BEGIN DATA LINES

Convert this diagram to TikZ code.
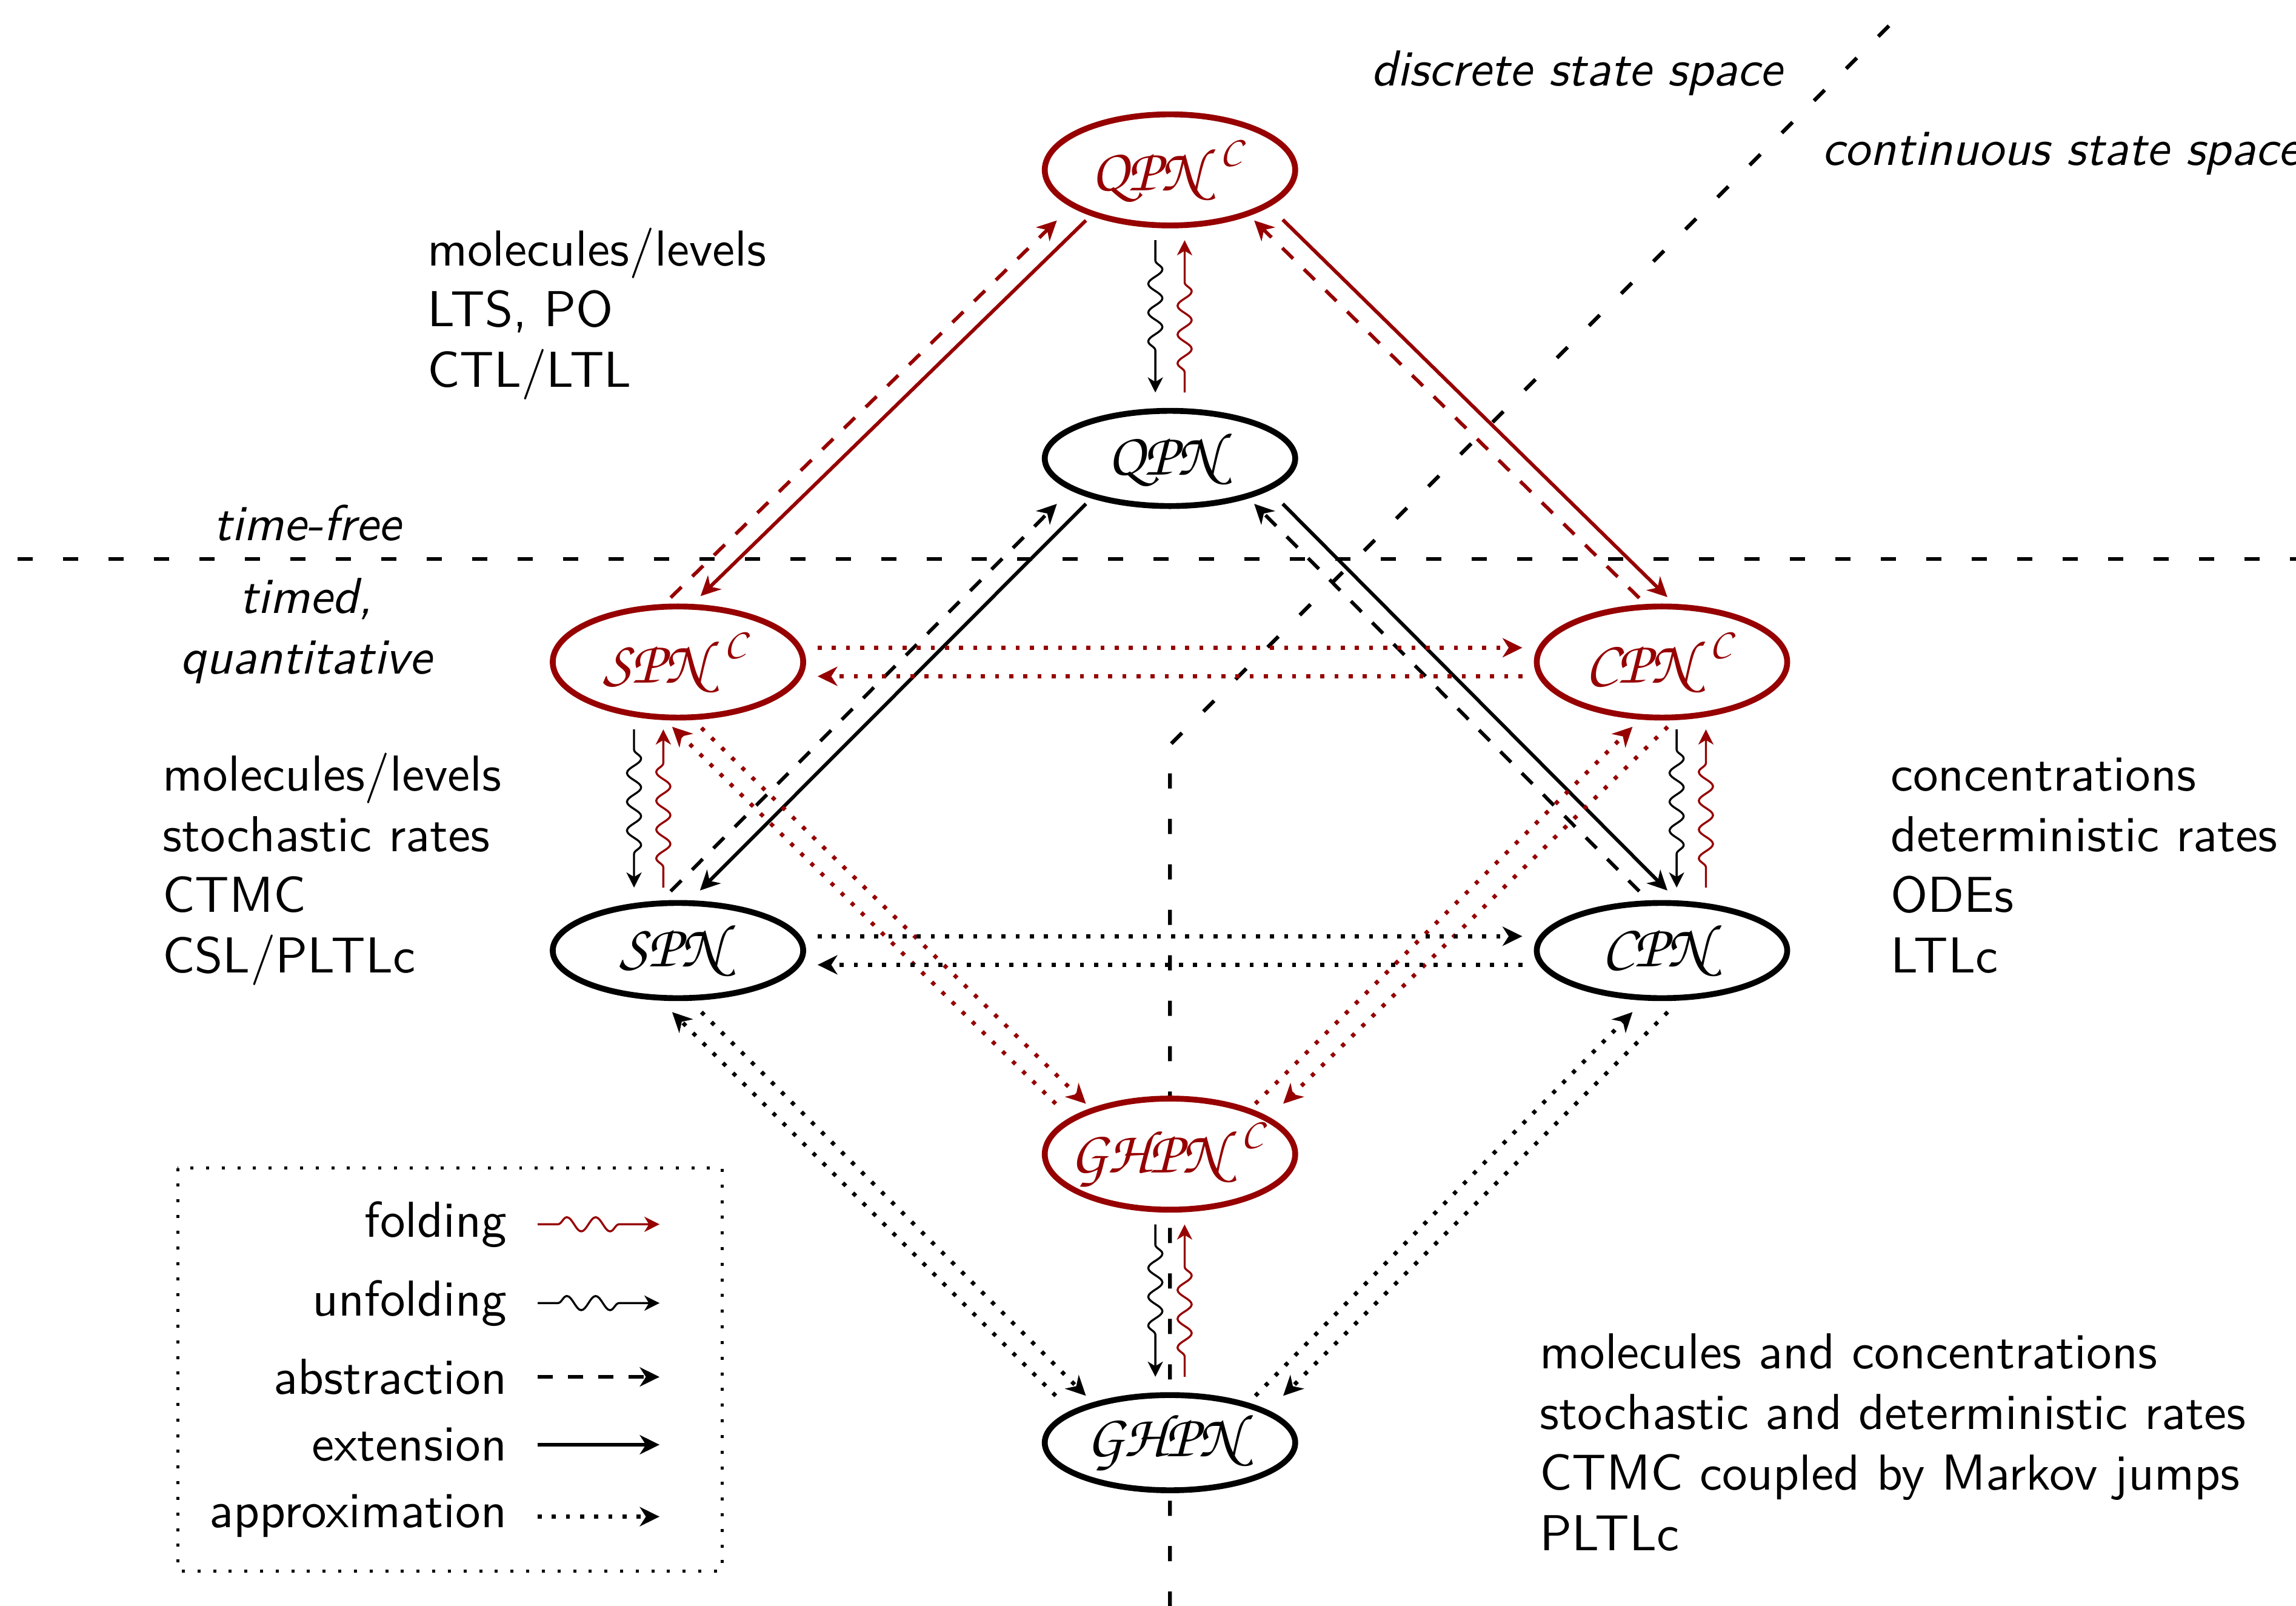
\documentclass[tikz,border=0pt]{standalone}
\usetikzlibrary{arrows.meta,decorations.pathmorphing,calc,shapes.geometric}
\DeclareMathAlphabet{\mathpzc}{OT1}{pzc}{m}{it}
\definecolor{dred}{RGB}{150,0,0}
% net class labels in Zapf Chancery, kept zero-width so all ellipses share one size
\newcommand\netlabel[1]{\makebox[0pt]{$\mathpzc{#1}$}}
\newcommand\netlabelc[1]{\makebox[0pt]{$\mathpzc{#1}^{\mkern2mu\mathpzc{C}}$}}
\tikzset{
  bigtip/.tip={Stealth[length=3.9pt,width=3.8pt,inset=1.2pt]},
  smalltip/.tip={Stealth[length=3pt,width=3pt,inset=0.9pt]},
  netnode/.style={ellipse, draw, line width=1.16pt, fill=white, inner sep=0pt,
    minimum width=49.6pt, minimum height=18.85pt, font=\large},
  colnode/.style={netnode, draw=dred, text=dred, minimum height=22pt},
  wavy/.style={line width=0.4pt, -smalltip, decorate,
    decoration={snake, amplitude=1.4pt, segment length=5.7pt, pre length=4pt, post length=6pt}},
  foldarr/.style={wavy, dred},
  unfoldarr/.style={wavy, black},
  extarr/.style={line width=0.7pt, -bigtip},
  absarr/.style={line width=0.7pt, dash pattern=on 3pt off 3pt, -bigtip},
  apparr/.style={line width=0.8pt, dash pattern=on 0.8pt off 2pt, -bigtip},
  divline/.style={line width=0.75pt, dash pattern=on 3pt off 6pt},
  legbox/.style={line width=0.6pt, dash pattern=on 0.6pt off 2.5pt},
  lbl/.style={font=\sffamily, inner sep=0pt},
  slantedtxt/.style={font=\sffamily\itshape, inner sep=0pt}
}
\begin{document}
\begin{tikzpicture}[x=0.29pt, y=-0.29pt]
\useasboundingbox (0,0) rectangle (1568,1096.5);

% borders between the classes
\coordinate (hl0) at (12,381.8);
\coordinate (hl1) at (1600,381.8);
\coordinate (dg0) at (1290,17.6);
\coordinate (dg1) at (799,508.6);
\coordinate (dg2) at (799,1110);
\draw[divline] (hl0) -- (hl1);
\draw[divline] (dg0) -- (dg1) -- (dg2);

% region labels (multi-line nodes sit on the baseline of their last line)
\node[slantedtxt, anchor=base west] (dss) at (936,58.6) {discrete state space};
\node[slantedtxt, anchor=base west] (css) at (1244,113) {continuous state space};
\node[slantedtxt, anchor=base] (tfree) at (209.7,369) {time-free};
\node[slantedtxt, align=center, anchor=base] (timed) at (209,460.2) {timed,\\quantitative};

% descriptions
\node[lbl, align=left, anchor=base west] (dqpn) at (291.2,264.1) {molecules/levels\\LTS, PO\\CTL/LTL};
\node[lbl, align=left, anchor=base west] (dspn) at (110.4,664.2) {molecules/levels\\stochastic rates\\CTMC\\CSL/PLTLc};
\node[lbl, align=left, anchor=base west] (dcpn) at (1290.4,664.2) {concentrations\\deterministic rates\\ODEs\\LTLc};
\node[lbl, align=left, anchor=base west] (dghpn) at (1050.8,1058.8) {molecules and concentrations\\stochastic and deterministic rates\\CTMC coupled by Markov jumps\\PLTLc};

% net classes
\node[colnode] (qpnc) at (799,116) {\netlabelc{QPN}};
\node[netnode] (qpn) at (799,313) {\netlabel{QPN}};
\node[colnode] (spnc) at (463,452) {\netlabelc{SPN}};
\node[colnode] (cpnc) at (1135,452) {\netlabelc{CPN}};
\node[netnode] (spn) at (463,649) {\netlabel{SPN}};
\node[netnode] (cpn) at (1135,649) {\netlabel{CPN}};
\node[colnode] (ghpnc) at (799,788) {\netlabelc{GHPN}};
\node[netnode] (ghpn) at (799,985) {\netlabel{GHPN}};

% folding / unfolding
\draw[unfoldarr] ($(qpnc)+(-10,48)$) -- ($(qpn)+(-10,-45)$);
\draw[foldarr] ($(qpn)+(10,-45)$) -- ($(qpnc)+(10,48)$);
\draw[unfoldarr] ($(spnc)+(-30,46)$) -- ($(spn)+(-30,-43)$);
\draw[foldarr] ($(spn)+(-10,-43)$) -- ($(spnc)+(-10,46)$);
\draw[unfoldarr] ($(cpnc)+(10,46)$) -- ($(cpn)+(10,-43)$);
\draw[foldarr] ($(cpn)+(30,-43)$) -- ($(cpnc)+(30,46)$);
\draw[unfoldarr] ($(ghpnc)+(-10,48)$) -- ($(ghpn)+(-10,-45)$);
\draw[foldarr] ($(ghpn)+(10,-45)$) -- ($(ghpnc)+(10,48)$);

% extension / abstraction, coloured level
\draw[extarr, dred] ($(qpnc)+(-57.4,34.5)$) -- ($(spnc)+(15.4,-45)$);
\draw[absarr, dred] ($(spnc)+(-5,-44)$) -- ($(qpnc)+(-77.2,34.5)$);
\draw[extarr, dred] ($(qpnc)+(77,34)$) -- ($(cpnc)+(3.7,-44.3)$);
\draw[absarr, dred] ($(cpnc)+(-15.5,-43.7)$) -- ($(qpnc)+(57.5,34.5)$);

% extension / abstraction, uncoloured level
\draw[extarr] ($(qpn)+(-57.4,31)$) -- ($(spn)+(15,-41)$);
\draw[absarr] ($(spn)+(-5,-40.5)$) -- ($(qpn)+(-77.2,31)$);
\draw[extarr] ($(qpn)+(77,31)$) -- ($(cpn)+(3.7,-41)$);
\draw[absarr] ($(cpn)+(-15.5,-40.5)$) -- ($(qpn)+(57.5,31)$);

% approximation, coloured level
\draw[apparr, dred] ($(spnc)+(95.4,-9.75)$) -- ($(cpnc)+(-95.4,-9.75)$);
\draw[apparr, dred] ($(cpnc)+(-95.4,9.75)$) -- ($(spnc)+(95.4,9.75)$);
\draw[apparr, dred] ($(spnc)+(16,45)$) -- ($(ghpnc)+(-57.4,-34.4)$);
\draw[apparr, dred] ($(ghpnc)+(-78,-34.4)$) -- ($(spnc)+(-4,44.2)$);
\draw[apparr, dred] ($(cpnc)+(3.9,44.2)$) -- ($(ghpnc)+(77.3,-34.4)$);
\draw[apparr, dred] ($(ghpnc)+(58.3,-34.4)$) -- ($(cpnc)+(-20.1,44.2)$);

% approximation, uncoloured level
\draw[apparr] ($(spn)+(95.4,-9.75)$) -- ($(cpn)+(-95.4,-9.75)$);
\draw[apparr] ($(cpn)+(-95.4,9.75)$) -- ($(spn)+(95.4,9.75)$);
\draw[apparr] ($(spn)+(16,42)$) -- ($(ghpn)+(-57.4,-32)$);
\draw[apparr] ($(ghpn)+(-78,-32)$) -- ($(spn)+(-4,42)$);
\draw[apparr] ($(cpn)+(3.9,42)$) -- ($(ghpn)+(77.3,-32)$);
\draw[apparr] ($(ghpn)+(58.3,-32)$) -- ($(cpn)+(-20.1,42)$);

% legend
\coordinate (lgA) at (121.3,797.5);
\coordinate (lgB) at (493,1072.6);
\draw[legbox] (lgA) rectangle (lgB);
\node[lbl, anchor=base east] (lfold) at (346.9,844.5) {folding};
\node[lbl, anchor=base east] (lunfold) at (346.9,898.3) {unfolding};
\node[lbl, anchor=base east] (labs) at (346.9,951.8) {abstraction};
\node[lbl, anchor=base east] (lext) at (346.9,997.4) {extension};
\node[lbl, anchor=base east] (lapp) at (346.9,1043) {approximation};
\coordinate (lf0) at (367.2,835.9);  \coordinate (lf1) at (450.4,835.9);
\coordinate (lu0) at (367.2,889.7);  \coordinate (lu1) at (450.4,889.7);
\coordinate (la0) at (367.2,940.1);  \coordinate (la1) at (450.4,940.1);
\coordinate (le0) at (367.2,986.4);  \coordinate (le1) at (450.4,986.4);
\coordinate (lp0) at (367.2,1035.5); \coordinate (lp1) at (450.4,1035.5);
\draw[foldarr] (lf0) -- (lf1);
\draw[unfoldarr] (lu0) -- (lu1);
\draw[absarr] (la0) -- (la1);
\draw[extarr] (le0) -- (le1);
\draw[apparr] (lp0) -- (lp1);
\end{tikzpicture}
\end{document}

END DATA LINES

**TO DO:** Take the material above from its first line through the line holding "(0,0) rectangle (1568,1096.5);" and set it down exactly, without the pictures.

**ANSWER TO THE TASK:**
Convert this diagram to TikZ code.
\documentclass[tikz,border=0pt]{standalone}
\usetikzlibrary{arrows.meta,decorations.pathmorphing,calc,shapes.geometric}
\DeclareMathAlphabet{\mathpzc}{OT1}{pzc}{m}{it}
\definecolor{dred}{RGB}{150,0,0}
% net class labels in Zapf Chancery, kept zero-width so all ellipses share one size
\newcommand\netlabel[1]{\makebox[0pt]{$\mathpzc{#1}$}}
\newcommand\netlabelc[1]{\makebox[0pt]{$\mathpzc{#1}^{\mkern2mu\mathpzc{C}}$}}
\tikzset{
  bigtip/.tip={Stealth[length=3.9pt,width=3.8pt,inset=1.2pt]},
  smalltip/.tip={Stealth[length=3pt,width=3pt,inset=0.9pt]},
  netnode/.style={ellipse, draw, line width=1.16pt, fill=white, inner sep=0pt,
    minimum width=49.6pt, minimum height=18.85pt, font=\large},
  colnode/.style={netnode, draw=dred, text=dred, minimum height=22pt},
  wavy/.style={line width=0.4pt, -smalltip, decorate,
    decoration={snake, amplitude=1.4pt, segment length=5.7pt, pre length=4pt, post length=6pt}},
  foldarr/.style={wavy, dred},
  unfoldarr/.style={wavy, black},
  extarr/.style={line width=0.7pt, -bigtip},
  absarr/.style={line width=0.7pt, dash pattern=on 3pt off 3pt, -bigtip},
  apparr/.style={line width=0.8pt, dash pattern=on 0.8pt off 2pt, -bigtip},
  divline/.style={line width=0.75pt, dash pattern=on 3pt off 6pt},
  legbox/.style={line width=0.6pt, dash pattern=on 0.6pt off 2.5pt},
  lbl/.style={font=\sffamily, inner sep=0pt},
  slantedtxt/.style={font=\sffamily\itshape, inner sep=0pt}
}
\begin{document}
\begin{tikzpicture}[x=0.29pt, y=-0.29pt]
\useasboundingbox (0,0) rectangle (1568,1096.5);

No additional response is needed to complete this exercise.